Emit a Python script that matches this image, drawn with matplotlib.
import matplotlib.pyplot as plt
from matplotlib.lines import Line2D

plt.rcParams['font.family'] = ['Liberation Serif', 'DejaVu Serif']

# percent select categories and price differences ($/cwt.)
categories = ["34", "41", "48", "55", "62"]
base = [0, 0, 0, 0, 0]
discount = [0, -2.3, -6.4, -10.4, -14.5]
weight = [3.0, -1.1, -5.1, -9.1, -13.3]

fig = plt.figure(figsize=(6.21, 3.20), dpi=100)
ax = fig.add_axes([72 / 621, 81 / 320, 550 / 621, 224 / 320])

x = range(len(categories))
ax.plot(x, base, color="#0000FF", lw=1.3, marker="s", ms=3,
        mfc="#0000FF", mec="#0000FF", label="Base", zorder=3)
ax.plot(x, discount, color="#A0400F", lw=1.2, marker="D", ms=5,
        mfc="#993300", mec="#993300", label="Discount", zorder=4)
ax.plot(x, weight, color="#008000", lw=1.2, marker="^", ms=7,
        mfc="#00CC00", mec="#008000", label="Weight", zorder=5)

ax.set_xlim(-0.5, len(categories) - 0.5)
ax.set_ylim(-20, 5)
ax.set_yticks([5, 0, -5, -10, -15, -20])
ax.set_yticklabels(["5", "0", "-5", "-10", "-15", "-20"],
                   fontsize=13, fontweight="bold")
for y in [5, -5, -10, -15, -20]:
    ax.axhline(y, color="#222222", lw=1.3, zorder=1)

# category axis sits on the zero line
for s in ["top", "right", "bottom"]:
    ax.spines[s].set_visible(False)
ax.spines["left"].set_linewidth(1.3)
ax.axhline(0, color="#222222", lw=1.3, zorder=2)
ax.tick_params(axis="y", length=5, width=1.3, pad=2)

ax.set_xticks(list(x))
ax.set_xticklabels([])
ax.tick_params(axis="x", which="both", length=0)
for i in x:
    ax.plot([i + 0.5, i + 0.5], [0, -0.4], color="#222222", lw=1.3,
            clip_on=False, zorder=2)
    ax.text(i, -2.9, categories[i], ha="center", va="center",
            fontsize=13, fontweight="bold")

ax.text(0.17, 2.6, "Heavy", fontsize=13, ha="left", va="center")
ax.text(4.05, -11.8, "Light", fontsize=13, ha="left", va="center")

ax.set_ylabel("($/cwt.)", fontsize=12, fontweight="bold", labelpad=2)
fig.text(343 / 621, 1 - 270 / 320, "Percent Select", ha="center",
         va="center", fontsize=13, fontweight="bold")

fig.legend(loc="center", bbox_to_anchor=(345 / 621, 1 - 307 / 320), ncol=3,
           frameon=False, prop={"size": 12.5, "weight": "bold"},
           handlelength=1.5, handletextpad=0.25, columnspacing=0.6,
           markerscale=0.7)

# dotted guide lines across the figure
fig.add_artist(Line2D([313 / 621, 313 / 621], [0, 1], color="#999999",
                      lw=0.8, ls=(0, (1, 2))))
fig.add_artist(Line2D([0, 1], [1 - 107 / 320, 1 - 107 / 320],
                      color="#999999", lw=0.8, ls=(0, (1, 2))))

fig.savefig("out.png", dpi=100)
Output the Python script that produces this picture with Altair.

* * * *

## Stated task
Reproduce exactly the lines that run from the start of the records to the line with "plt.rcParams['font.family'] = ['Liberation", both included.

## Solved exercise
Emit a Python script that matches this image, drawn with matplotlib.
import matplotlib.pyplot as plt
from matplotlib.lines import Line2D

plt.rcParams['font.family'] = ['Liberation Serif', 'DejaVu Serif']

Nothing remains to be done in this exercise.